* _DATA SHOWN_
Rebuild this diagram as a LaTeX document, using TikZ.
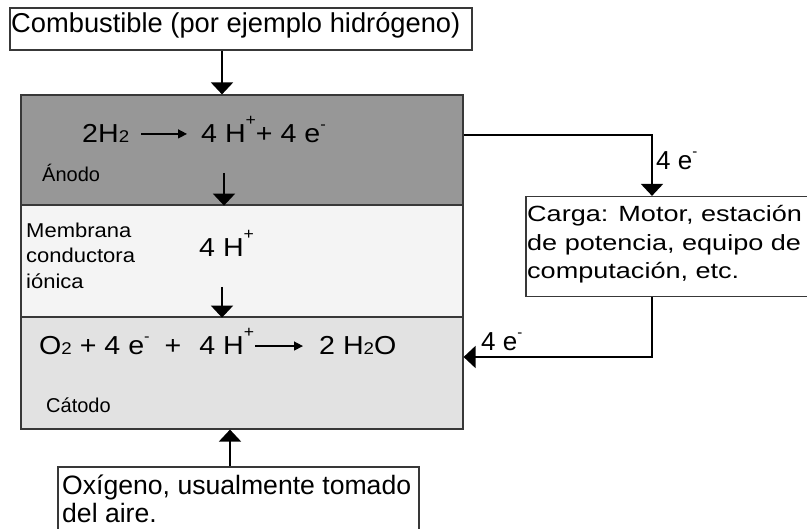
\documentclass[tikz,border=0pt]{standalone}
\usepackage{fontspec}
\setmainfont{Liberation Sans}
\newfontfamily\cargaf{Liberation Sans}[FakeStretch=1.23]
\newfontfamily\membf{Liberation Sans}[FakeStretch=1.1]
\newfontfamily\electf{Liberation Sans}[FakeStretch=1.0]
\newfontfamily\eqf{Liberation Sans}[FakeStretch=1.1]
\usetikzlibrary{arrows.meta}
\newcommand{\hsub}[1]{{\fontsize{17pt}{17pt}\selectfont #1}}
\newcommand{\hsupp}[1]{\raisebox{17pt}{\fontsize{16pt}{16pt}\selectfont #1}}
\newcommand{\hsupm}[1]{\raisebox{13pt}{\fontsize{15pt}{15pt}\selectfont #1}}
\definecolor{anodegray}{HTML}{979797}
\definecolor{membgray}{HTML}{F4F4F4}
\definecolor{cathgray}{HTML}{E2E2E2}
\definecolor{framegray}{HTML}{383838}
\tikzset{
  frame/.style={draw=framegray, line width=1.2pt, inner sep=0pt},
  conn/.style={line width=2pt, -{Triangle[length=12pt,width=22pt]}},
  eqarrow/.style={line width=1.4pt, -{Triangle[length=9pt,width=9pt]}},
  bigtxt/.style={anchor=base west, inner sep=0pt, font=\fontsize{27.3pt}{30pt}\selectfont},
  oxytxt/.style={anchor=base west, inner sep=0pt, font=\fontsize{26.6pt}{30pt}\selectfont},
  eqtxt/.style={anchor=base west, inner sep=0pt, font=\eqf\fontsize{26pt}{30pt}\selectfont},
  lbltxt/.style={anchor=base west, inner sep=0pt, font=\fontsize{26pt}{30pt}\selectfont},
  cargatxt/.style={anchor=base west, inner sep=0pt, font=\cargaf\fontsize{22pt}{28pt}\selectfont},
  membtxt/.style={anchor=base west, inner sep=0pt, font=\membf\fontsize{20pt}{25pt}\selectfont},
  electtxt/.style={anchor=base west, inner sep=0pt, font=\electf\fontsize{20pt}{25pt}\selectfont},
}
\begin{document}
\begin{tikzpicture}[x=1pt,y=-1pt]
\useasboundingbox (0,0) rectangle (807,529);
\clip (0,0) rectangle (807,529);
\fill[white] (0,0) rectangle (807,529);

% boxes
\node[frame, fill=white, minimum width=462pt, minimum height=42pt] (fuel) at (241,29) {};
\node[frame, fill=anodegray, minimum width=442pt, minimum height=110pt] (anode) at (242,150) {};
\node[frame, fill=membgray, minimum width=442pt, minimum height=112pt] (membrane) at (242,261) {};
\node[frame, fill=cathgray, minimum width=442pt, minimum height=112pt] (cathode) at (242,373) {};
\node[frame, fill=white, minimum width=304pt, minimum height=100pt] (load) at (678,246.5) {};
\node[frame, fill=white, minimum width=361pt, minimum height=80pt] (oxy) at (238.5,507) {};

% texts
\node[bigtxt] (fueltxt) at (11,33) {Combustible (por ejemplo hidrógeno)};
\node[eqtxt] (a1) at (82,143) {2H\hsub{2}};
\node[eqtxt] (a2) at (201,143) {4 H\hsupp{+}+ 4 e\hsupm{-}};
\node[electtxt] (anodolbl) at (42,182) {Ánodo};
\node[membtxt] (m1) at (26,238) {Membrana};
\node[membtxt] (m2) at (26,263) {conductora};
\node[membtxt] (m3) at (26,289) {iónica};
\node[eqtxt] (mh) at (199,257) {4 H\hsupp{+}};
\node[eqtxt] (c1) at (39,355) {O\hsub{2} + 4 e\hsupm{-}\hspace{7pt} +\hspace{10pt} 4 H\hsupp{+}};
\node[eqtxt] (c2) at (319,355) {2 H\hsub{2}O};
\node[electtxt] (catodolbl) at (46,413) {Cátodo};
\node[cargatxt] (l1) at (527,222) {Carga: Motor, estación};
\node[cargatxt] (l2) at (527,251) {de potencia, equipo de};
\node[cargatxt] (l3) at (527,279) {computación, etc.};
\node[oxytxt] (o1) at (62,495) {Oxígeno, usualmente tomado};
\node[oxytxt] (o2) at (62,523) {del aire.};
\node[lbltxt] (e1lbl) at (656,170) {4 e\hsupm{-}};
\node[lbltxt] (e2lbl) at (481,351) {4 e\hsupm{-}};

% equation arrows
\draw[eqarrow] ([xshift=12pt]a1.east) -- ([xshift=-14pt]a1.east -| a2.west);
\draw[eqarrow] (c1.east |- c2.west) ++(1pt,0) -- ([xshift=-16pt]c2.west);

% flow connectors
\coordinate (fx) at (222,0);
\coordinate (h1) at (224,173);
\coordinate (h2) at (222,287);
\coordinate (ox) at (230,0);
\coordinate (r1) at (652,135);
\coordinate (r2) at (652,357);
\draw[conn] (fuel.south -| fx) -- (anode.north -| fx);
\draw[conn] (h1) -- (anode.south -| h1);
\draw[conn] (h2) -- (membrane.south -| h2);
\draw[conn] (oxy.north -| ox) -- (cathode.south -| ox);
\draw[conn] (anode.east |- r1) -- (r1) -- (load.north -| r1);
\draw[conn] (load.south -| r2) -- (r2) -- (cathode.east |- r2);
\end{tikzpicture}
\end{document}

* _PROBLEM STATEMENT_
Set the listing down in full and exactly. Pictures within it should not appear in the copy.

* _ANSWER FOR THE TASK_
Rebuild this diagram as a LaTeX document, using TikZ.
\documentclass[tikz,border=0pt]{standalone}
\usepackage{fontspec}
\setmainfont{Liberation Sans}
\newfontfamily\cargaf{Liberation Sans}[FakeStretch=1.23]
\newfontfamily\membf{Liberation Sans}[FakeStretch=1.1]
\newfontfamily\electf{Liberation Sans}[FakeStretch=1.0]
\newfontfamily\eqf{Liberation Sans}[FakeStretch=1.1]
\usetikzlibrary{arrows.meta}
\newcommand{\hsub}[1]{{\fontsize{17pt}{17pt}\selectfont #1}}
\newcommand{\hsupp}[1]{\raisebox{17pt}{\fontsize{16pt}{16pt}\selectfont #1}}
\newcommand{\hsupm}[1]{\raisebox{13pt}{\fontsize{15pt}{15pt}\selectfont #1}}
\definecolor{anodegray}{HTML}{979797}
\definecolor{membgray}{HTML}{F4F4F4}
\definecolor{cathgray}{HTML}{E2E2E2}
\definecolor{framegray}{HTML}{383838}
\tikzset{
  frame/.style={draw=framegray, line width=1.2pt, inner sep=0pt},
  conn/.style={line width=2pt, -{Triangle[length=12pt,width=22pt]}},
  eqarrow/.style={line width=1.4pt, -{Triangle[length=9pt,width=9pt]}},
  bigtxt/.style={anchor=base west, inner sep=0pt, font=\fontsize{27.3pt}{30pt}\selectfont},
  oxytxt/.style={anchor=base west, inner sep=0pt, font=\fontsize{26.6pt}{30pt}\selectfont},
  eqtxt/.style={anchor=base west, inner sep=0pt, font=\eqf\fontsize{26pt}{30pt}\selectfont},
  lbltxt/.style={anchor=base west, inner sep=0pt, font=\fontsize{26pt}{30pt}\selectfont},
  cargatxt/.style={anchor=base west, inner sep=0pt, font=\cargaf\fontsize{22pt}{28pt}\selectfont},
  membtxt/.style={anchor=base west, inner sep=0pt, font=\membf\fontsize{20pt}{25pt}\selectfont},
  electtxt/.style={anchor=base west, inner sep=0pt, font=\electf\fontsize{20pt}{25pt}\selectfont},
}
\begin{document}
\begin{tikzpicture}[x=1pt,y=-1pt]
\useasboundingbox (0,0) rectangle (807,529);
\clip (0,0) rectangle (807,529);
\fill[white] (0,0) rectangle (807,529);

% boxes
\node[frame, fill=white, minimum width=462pt, minimum height=42pt] (fuel) at (241,29) {};
\node[frame, fill=anodegray, minimum width=442pt, minimum height=110pt] (anode) at (242,150) {};
\node[frame, fill=membgray, minimum width=442pt, minimum height=112pt] (membrane) at (242,261) {};
\node[frame, fill=cathgray, minimum width=442pt, minimum height=112pt] (cathode) at (242,373) {};
\node[frame, fill=white, minimum width=304pt, minimum height=100pt] (load) at (678,246.5) {};
\node[frame, fill=white, minimum width=361pt, minimum height=80pt] (oxy) at (238.5,507) {};

% texts
\node[bigtxt] (fueltxt) at (11,33) {Combustible (por ejemplo hidrógeno)};
\node[eqtxt] (a1) at (82,143) {2H\hsub{2}};
\node[eqtxt] (a2) at (201,143) {4 H\hsupp{+}+ 4 e\hsupm{-}};
\node[electtxt] (anodolbl) at (42,182) {Ánodo};
\node[membtxt] (m1) at (26,238) {Membrana};
\node[membtxt] (m2) at (26,263) {conductora};
\node[membtxt] (m3) at (26,289) {iónica};
\node[eqtxt] (mh) at (199,257) {4 H\hsupp{+}};
\node[eqtxt] (c1) at (39,355) {O\hsub{2} + 4 e\hsupm{-}\hspace{7pt} +\hspace{10pt} 4 H\hsupp{+}};
\node[eqtxt] (c2) at (319,355) {2 H\hsub{2}O};
\node[electtxt] (catodolbl) at (46,413) {Cátodo};
\node[cargatxt] (l1) at (527,222) {Carga: Motor, estación};
\node[cargatxt] (l2) at (527,251) {de potencia, equipo de};
\node[cargatxt] (l3) at (527,279) {computación, etc.};
\node[oxytxt] (o1) at (62,495) {Oxígeno, usualmente tomado};
\node[oxytxt] (o2) at (62,523) {del aire.};
\node[lbltxt] (e1lbl) at (656,170) {4 e\hsupm{-}};
\node[lbltxt] (e2lbl) at (481,351) {4 e\hsupm{-}};

% equation arrows
\draw[eqarrow] ([xshift=12pt]a1.east) -- ([xshift=-14pt]a1.east -| a2.west);
\draw[eqarrow] (c1.east |- c2.west) ++(1pt,0) -- ([xshift=-16pt]c2.west);

% flow connectors
\coordinate (fx) at (222,0);
\coordinate (h1) at (224,173);
\coordinate (h2) at (222,287);
\coordinate (ox) at (230,0);
\coordinate (r1) at (652,135);
\coordinate (r2) at (652,357);
\draw[conn] (fuel.south -| fx) -- (anode.north -| fx);
\draw[conn] (h1) -- (anode.south -| h1);
\draw[conn] (h2) -- (membrane.south -| h2);
\draw[conn] (oxy.north -| ox) -- (cathode.south -| ox);
\draw[conn] (anode.east |- r1) -- (r1) -- (load.north -| r1);
\draw[conn] (load.south -| r2) -- (r2) -- (cathode.east |- r2);
\end{tikzpicture}
\end{document}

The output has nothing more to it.